DR Congo sentences 30 to death over Ramadan clashes

People inspect a burned police car after clashes outside Martyrs Stadium in Kinshasa on May 13, 2021. © Hereward Holland, Reuters

Thirty people have been sentenced to death in the Democratic Republic of Congo (DRC) for their role in the violence against the police that marked the end of Ramadan in the capital Kinshasa on Thursday, judicial sources said.

The verdict was pronounced in the early hours of Saturday morning after a hastily conducted trial that began on Friday in Kinshasa.

A lawyer for civil parties, Chief Tshipamba, told AFP 30 people were sentenced to death and a recording of the proceedings obtained by AFP confirmed the verdict. They were charged with criminal association, rebellion, assault and battery, as well as attempted murder.

Five people were acquitted.

Congo imposed a moratorium on executions in 2003.

On Thursday, violent clashes broke out between Muslim worshippers fighting for access to the Martyrs stadium, Kinshasa’s main sports complex, to hold Eid-Al Fitr prayers.

The protesters attacked the police who were present to supervise the ceremony, injuring dozens of them.

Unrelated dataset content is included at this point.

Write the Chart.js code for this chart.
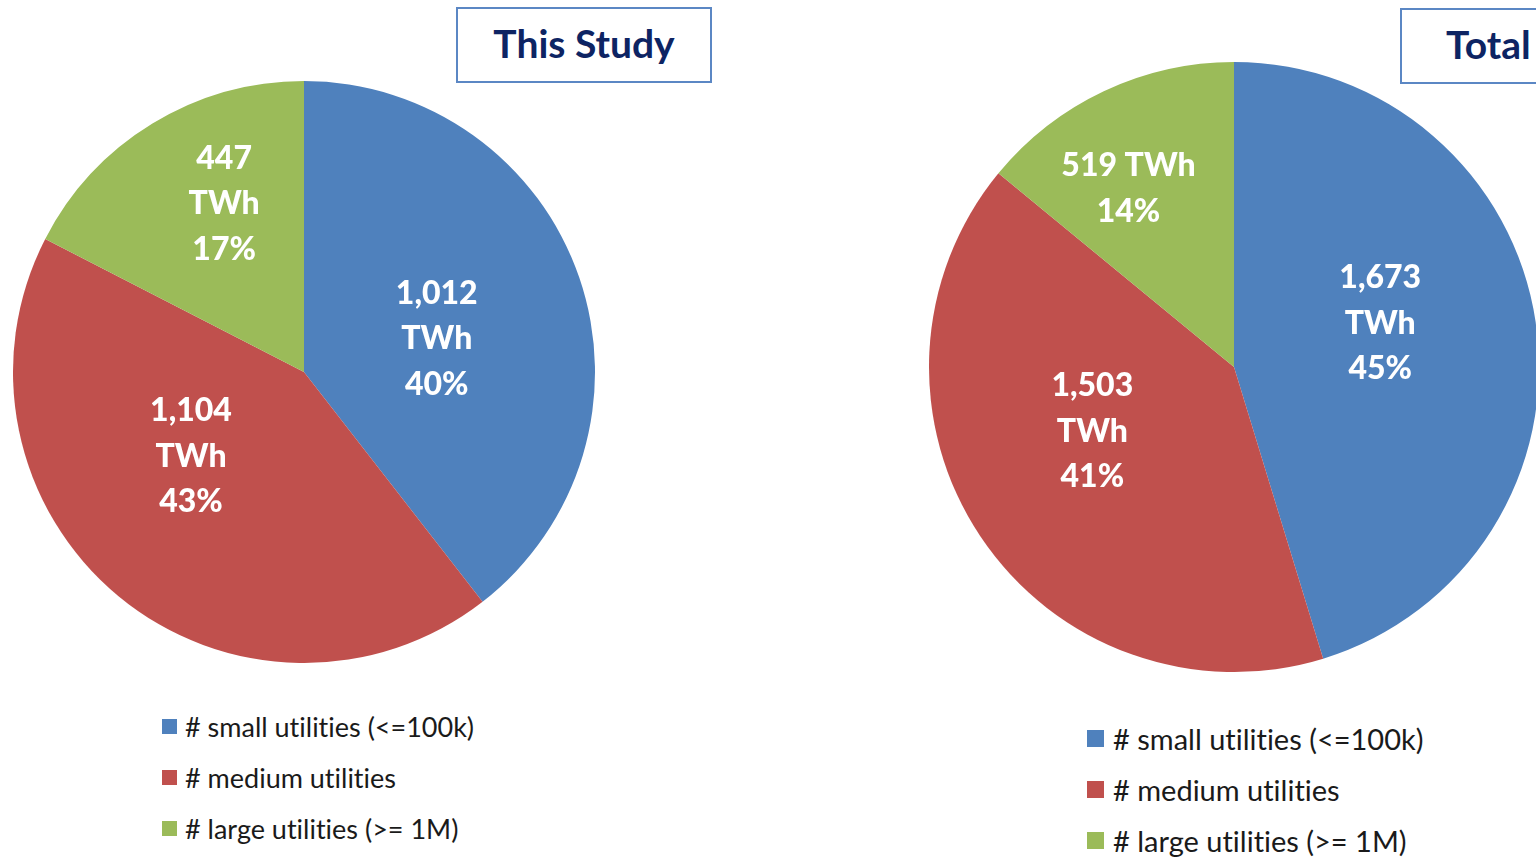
<!DOCTYPE html>
<html>
<head>
<meta charset="utf-8">
<script src="https://cdn.jsdelivr.net/npm/chart.js@4/dist/chart.umd.min.js"></script>
<style>
  html, body { margin: 0; padding: 0; background: #fff; width: 1536px; height: 857px; overflow: hidden; position: relative; }
  .pie { position: absolute; }
  .title-box { position: absolute; border: 2px solid #5B87C4; box-sizing: border-box; background: #fff;
    font-family: Lato, "Open Sans", sans-serif; font-weight: bold; color: #0D2463; font-size: 39px;
    display: flex; align-items: center; padding-bottom: 5px; }
  .legend { position: absolute; font-family: Lato, "Open Sans", sans-serif; color: #1a1a1a;
    font-variant-ligatures: none; }
  .legend .row { position: absolute; left: 0; white-space: nowrap; display: flex; align-items: center; }
  .legend .sw { display: inline-block; }
</style>
</head>
<body>
<div class="title-box" style="left:456px; top:7px; width:256px; height:76px; justify-content:center;">This Study</div>
<div class="title-box" style="left:1400px; top:8px; width:160px; height:76px; padding-left:44px;">Total</div>

<div class="pie" style="left:13px; top:81px;"><canvas id="pieStudy" width="582" height="582"></canvas></div>
<div class="pie" style="left:929px; top:62px;"><canvas id="pieTotal" width="610" height="610"></canvas></div>

<div class="legend" id="legendStudy" style="left:162px; top:0px;"></div>
<div class="legend" id="legendTotal" style="left:1087px; top:0px;"></div>

<script>
// Utility size classes
const categories = ['# small utilities (<=100k)', '# medium utilities', '# large utilities (>= 1M)'];
const sliceColors = ['#4F81BD', '#C0504D', '#9BBB59'];

// Electricity sales, TWh
const studyTWh = [1012, 1104, 447];
const totalTWh = [1673, 1503, 519];

// Stated shares on the slice labels
const studyShare = ['40%', '43%', '17%'];
const totalShare = ['45%', '41%', '14%'];

// Label text lines per slice
const studyLabels = [['1,012', 'TWh', studyShare[0]], ['1,104', 'TWh', studyShare[1]], ['447', 'TWh', studyShare[2]]];
const totalLabels = [['1,673', 'TWh', totalShare[0]], ['1,503', 'TWh', totalShare[1]], ['519 TWh', totalShare[2]]];

// Draws multi-line white labels inside each slice
const sliceLabelPlugin = {
  id: 'sliceLabels',
  afterDatasetsDraw(chart, args, opts) {
    const ctx = chart.ctx;
    const meta = chart.getDatasetMeta(0);
    ctx.save();
    ctx.fillStyle = '#ffffff';
    ctx.font = '900 ' + opts.fontSize + 'px Lato, "Open Sans", sans-serif';
    ctx.textAlign = 'center';
    ctx.textBaseline = 'middle';
    meta.data.forEach((arc, i) => {
      const p = arc.getProps(['x', 'y', 'startAngle', 'endAngle', 'outerRadius'], true);
      const mid = (p.startAngle + p.endAngle) / 2 + opts.shift[i] * Math.PI / 180;
      const r = p.outerRadius * opts.radius[i];
      const cx = p.x + Math.cos(mid) * r;
      const cy = p.y + Math.sin(mid) * r;
      const lines = opts.lines[i];
      const top = cy - (lines.length - 1) * opts.lineHeight / 2;
      lines.forEach((t, k) => ctx.fillText(t, cx, top + k * opts.lineHeight));
    });
    ctx.restore();
  }
};

function makePie(id, values, lines, shift, radius) {
  return new Chart(document.getElementById(id), {
    type: 'pie',
    data: {
      labels: categories,
      datasets: [{ data: values, backgroundColor: sliceColors, borderWidth: 0, hoverOffset: 0 }]
    },
    options: {
      responsive: false,
      animation: false,
      layout: { padding: 0 },
      plugins: {
        legend: { display: false },
        tooltip: { enabled: false },
        sliceLabels: { lines: lines, shift: shift, radius: radius, fontSize: 32, lineHeight: 45.5 }
      }
    },
    plugins: [sliceLabelPlugin]
  });
}

makePie('pieStudy', studyTWh, studyLabels, [5, 13.5, 6], [0.47, 0.485, 0.64]);
makePie('pieTotal', totalTWh, totalLabels, [-8, 9.4, -5.3], [0.5, 0.51, 0.68]);

function makeLegend(id, rowsY, swatch, fontSize, gap) {
  const el = document.getElementById(id);
  categories.forEach((name, i) => {
    const row = document.createElement('div');
    row.className = 'row';
    row.style.top = (rowsY[i] - fontSize - 1) + 'px';
    row.style.height = (fontSize * 2) + 'px';
    row.style.fontSize = fontSize + 'px';
    const sw = document.createElement('span');
    sw.className = 'sw';
    sw.style.width = swatch + 'px';
    sw.style.height = swatch + 'px';
    sw.style.background = sliceColors[i];
    sw.style.marginRight = gap + 'px';
    row.appendChild(sw);
    row.appendChild(document.createTextNode(name));
    el.appendChild(row);
  });
}
makeLegend('legendStudy', [727, 778, 829], 15, 27, 8);
makeLegend('legendTotal', [739, 790, 841], 17, 29, 9);
</script>
</body>
</html>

An initial official report stated that one policeman was killed, and images of the incident were widely circulated on social networks.

The government has also confirmed that one policewoman is in critical condition and 46 others were injured with eight in a serious state.

About 10 police vehicles were damaged including one that was completely incinerated.

A total of 38 people who had been arrested appeared at Friday’s trial.

A Muslim worshipper prays during a mass prayer to celebrate Eid al-Fitr on June 4, 2019 at the Stade des Martyrs in Kinshasa. – Muslims worldwide celebrate the Eid al-Fitr holidays, which mark the end of the holy fasting month of Ramadan. (Photo by JOHN WESSELS / AFP)

The hearing was broadcast live on public television throughout the day and lasted until early Saturday morning.

The Islamic community of the DRC has been experiencing a succession crisis for several years between the two rival factions within the only association representing the faithful – the Islamic Community of Congo (COMICO).

Court is yet to rule on the legitimate leaders.

Estimated to be about 10% of the population, Congo’s Muslims are mainly located in the eastern regions of the country.

But Kinshasa on the Congo river in the west of the vast central African country also traditionally sees mass celebrations for the end of the holy fasting month of Ramadan in public squares and on major roads.

Speaking with AFP reporters outside the stadium, dismayed worshipper Papy Okitankoyi Kimoto said it was “devastating to do a month of fasting only to have it end in guerilla street scenes like this”.

Widely circulated images of the violence and of the injured police officers have prompted authorities to call for religious leaders to be held accountable.

DR Congo’s minister of sports Serge Chembo Nkonde has sanctioned the managers of the stadium where the violence took place.